» Supplied material:
Start
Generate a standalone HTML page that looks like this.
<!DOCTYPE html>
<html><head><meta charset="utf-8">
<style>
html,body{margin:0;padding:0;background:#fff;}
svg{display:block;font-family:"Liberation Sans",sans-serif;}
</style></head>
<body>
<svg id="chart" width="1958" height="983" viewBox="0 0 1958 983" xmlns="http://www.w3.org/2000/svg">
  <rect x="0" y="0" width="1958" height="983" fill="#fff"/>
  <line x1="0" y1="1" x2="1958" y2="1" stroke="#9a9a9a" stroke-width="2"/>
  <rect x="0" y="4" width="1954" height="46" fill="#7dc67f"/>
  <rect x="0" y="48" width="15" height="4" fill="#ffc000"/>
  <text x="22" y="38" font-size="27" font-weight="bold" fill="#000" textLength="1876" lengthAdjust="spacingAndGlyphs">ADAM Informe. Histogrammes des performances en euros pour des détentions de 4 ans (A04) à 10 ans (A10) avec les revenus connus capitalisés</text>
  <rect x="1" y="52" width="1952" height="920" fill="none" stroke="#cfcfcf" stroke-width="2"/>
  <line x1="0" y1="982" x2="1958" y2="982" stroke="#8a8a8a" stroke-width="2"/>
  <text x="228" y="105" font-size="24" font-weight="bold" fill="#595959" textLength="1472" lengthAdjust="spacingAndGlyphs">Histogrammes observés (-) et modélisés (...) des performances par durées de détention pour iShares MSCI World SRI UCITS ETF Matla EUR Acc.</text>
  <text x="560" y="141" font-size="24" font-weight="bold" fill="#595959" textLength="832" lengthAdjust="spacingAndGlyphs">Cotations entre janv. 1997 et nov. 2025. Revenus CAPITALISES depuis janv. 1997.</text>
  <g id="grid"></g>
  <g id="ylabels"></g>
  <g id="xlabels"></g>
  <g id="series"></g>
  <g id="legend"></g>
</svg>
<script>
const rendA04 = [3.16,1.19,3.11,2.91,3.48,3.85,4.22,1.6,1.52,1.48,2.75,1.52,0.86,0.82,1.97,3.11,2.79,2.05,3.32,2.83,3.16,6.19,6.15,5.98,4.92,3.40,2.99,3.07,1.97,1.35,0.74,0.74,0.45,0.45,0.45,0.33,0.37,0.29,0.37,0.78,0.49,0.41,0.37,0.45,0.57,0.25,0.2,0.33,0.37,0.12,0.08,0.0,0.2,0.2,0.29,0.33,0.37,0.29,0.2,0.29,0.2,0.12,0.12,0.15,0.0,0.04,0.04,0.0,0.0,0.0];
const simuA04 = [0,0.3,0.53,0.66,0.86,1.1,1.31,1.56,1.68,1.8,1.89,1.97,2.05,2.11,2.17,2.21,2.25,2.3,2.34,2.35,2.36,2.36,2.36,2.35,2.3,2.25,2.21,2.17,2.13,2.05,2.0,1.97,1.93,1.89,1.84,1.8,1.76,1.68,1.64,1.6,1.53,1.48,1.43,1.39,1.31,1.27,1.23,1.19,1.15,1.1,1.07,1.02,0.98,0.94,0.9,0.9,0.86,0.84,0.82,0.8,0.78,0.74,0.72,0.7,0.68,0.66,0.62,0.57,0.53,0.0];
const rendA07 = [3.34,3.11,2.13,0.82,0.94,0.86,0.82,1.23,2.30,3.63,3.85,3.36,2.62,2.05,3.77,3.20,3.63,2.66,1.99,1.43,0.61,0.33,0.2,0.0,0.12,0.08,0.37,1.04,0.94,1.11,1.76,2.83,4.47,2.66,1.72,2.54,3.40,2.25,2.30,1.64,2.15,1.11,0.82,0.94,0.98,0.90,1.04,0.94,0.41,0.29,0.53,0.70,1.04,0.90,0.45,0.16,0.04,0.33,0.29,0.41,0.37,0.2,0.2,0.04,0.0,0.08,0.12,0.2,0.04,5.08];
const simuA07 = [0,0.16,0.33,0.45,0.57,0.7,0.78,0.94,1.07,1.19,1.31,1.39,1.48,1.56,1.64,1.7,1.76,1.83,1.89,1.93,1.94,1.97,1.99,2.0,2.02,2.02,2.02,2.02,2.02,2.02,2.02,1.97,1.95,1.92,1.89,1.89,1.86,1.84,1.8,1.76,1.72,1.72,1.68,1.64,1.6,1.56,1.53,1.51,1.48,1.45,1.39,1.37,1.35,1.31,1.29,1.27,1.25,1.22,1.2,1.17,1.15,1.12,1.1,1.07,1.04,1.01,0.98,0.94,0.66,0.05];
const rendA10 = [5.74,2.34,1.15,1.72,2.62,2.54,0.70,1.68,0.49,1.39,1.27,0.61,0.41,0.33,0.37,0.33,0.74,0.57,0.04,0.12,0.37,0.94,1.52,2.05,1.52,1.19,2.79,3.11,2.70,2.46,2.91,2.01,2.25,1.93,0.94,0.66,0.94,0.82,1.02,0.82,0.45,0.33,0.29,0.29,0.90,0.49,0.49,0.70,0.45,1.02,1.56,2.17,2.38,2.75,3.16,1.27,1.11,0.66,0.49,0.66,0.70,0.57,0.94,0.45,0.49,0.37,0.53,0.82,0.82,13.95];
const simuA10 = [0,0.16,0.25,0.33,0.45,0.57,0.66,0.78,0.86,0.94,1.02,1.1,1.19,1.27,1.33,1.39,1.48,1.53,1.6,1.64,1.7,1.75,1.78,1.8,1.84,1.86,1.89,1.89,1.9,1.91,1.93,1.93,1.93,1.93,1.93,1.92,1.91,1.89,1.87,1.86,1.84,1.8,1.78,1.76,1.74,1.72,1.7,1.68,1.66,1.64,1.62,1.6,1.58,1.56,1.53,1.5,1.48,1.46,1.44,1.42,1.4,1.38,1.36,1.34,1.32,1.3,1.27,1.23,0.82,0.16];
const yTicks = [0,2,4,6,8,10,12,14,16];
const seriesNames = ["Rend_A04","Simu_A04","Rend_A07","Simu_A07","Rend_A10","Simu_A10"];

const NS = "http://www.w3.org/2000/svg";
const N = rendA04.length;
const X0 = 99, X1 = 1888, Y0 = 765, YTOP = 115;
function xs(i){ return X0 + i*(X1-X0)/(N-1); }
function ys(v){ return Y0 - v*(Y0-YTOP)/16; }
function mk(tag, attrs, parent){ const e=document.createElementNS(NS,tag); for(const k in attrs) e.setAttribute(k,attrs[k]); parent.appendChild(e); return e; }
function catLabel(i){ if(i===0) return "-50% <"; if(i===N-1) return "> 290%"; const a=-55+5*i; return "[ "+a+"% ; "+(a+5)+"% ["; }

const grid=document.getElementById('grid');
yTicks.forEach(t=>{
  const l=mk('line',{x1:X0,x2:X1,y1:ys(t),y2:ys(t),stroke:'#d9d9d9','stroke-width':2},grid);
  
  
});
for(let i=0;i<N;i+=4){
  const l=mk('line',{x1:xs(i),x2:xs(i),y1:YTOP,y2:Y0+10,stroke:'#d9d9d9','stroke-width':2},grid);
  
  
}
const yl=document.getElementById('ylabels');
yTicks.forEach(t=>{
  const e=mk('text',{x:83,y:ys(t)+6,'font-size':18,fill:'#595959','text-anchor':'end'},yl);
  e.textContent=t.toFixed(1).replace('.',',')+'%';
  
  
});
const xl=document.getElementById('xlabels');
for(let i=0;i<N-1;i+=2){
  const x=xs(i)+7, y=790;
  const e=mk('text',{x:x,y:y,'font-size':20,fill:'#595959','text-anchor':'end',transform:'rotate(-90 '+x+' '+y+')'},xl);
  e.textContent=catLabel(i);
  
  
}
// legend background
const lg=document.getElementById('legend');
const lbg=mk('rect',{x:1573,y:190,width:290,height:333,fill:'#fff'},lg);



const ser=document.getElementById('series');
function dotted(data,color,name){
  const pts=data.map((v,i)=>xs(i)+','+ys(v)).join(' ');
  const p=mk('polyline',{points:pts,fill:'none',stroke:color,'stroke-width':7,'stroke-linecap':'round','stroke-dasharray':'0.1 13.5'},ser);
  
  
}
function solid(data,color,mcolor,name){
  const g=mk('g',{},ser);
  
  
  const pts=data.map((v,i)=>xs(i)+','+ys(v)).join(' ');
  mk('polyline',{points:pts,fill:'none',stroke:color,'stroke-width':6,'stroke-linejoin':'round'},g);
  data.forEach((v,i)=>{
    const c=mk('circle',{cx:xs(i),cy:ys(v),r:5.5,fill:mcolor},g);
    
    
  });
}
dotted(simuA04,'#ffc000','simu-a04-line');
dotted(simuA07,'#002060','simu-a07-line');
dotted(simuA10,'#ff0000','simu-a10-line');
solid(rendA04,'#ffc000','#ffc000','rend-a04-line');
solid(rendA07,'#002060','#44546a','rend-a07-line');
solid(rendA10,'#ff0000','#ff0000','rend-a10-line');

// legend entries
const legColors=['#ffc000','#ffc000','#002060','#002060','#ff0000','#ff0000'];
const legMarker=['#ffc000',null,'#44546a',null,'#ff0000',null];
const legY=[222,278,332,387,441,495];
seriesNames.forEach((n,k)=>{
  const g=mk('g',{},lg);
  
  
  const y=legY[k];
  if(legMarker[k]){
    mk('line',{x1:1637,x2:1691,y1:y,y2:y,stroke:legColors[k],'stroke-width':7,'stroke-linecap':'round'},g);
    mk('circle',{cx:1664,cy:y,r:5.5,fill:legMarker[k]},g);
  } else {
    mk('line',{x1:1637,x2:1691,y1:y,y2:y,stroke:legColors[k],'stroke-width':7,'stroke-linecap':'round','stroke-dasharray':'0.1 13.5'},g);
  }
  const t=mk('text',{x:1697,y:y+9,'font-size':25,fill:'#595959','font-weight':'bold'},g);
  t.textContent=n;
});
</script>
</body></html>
End
Start
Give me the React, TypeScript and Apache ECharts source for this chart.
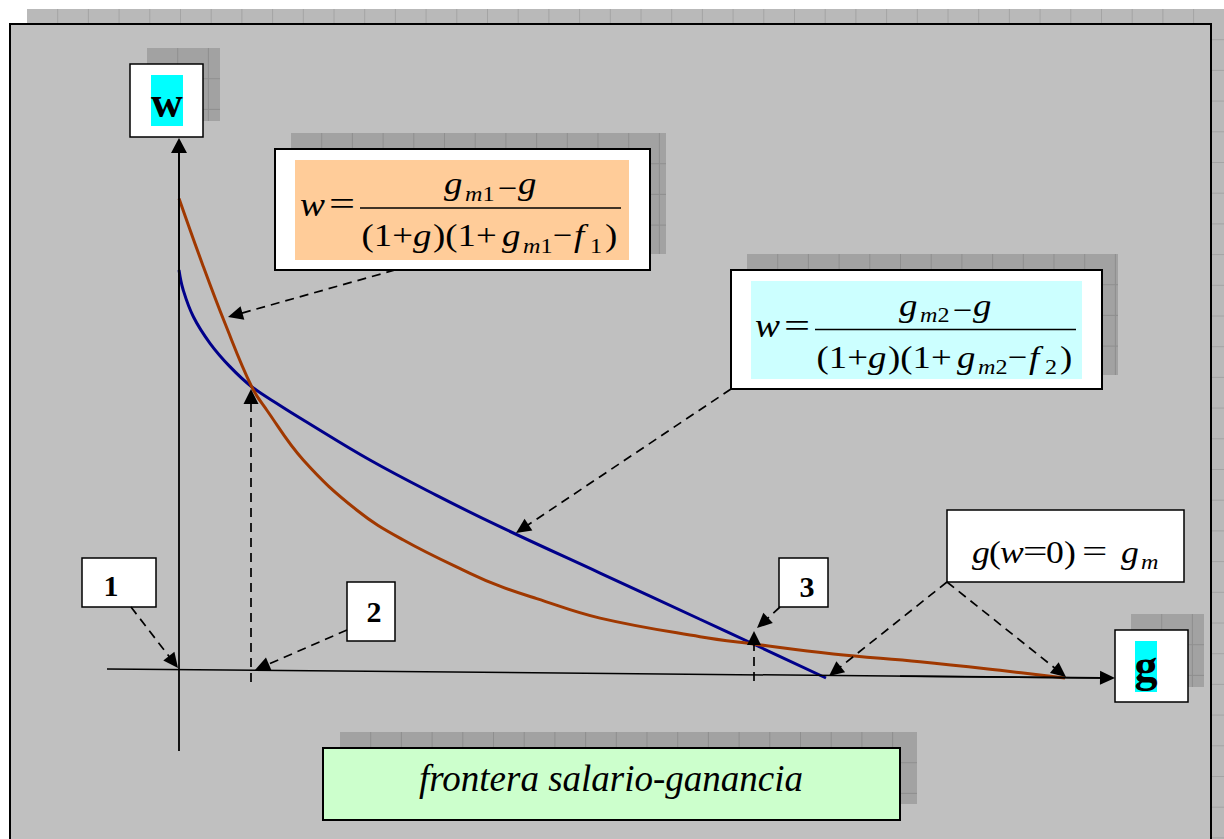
End
» What needs to be done: In the lines above, find each one with "chart" and list it.

» Result:
<svg id="chart" width="1958" height="983" viewBox="0 0 1958 983" xmlns="http://www.w3.org/2000/svg">
Give me the React, TypeScript and Apache ECharts source for this chart.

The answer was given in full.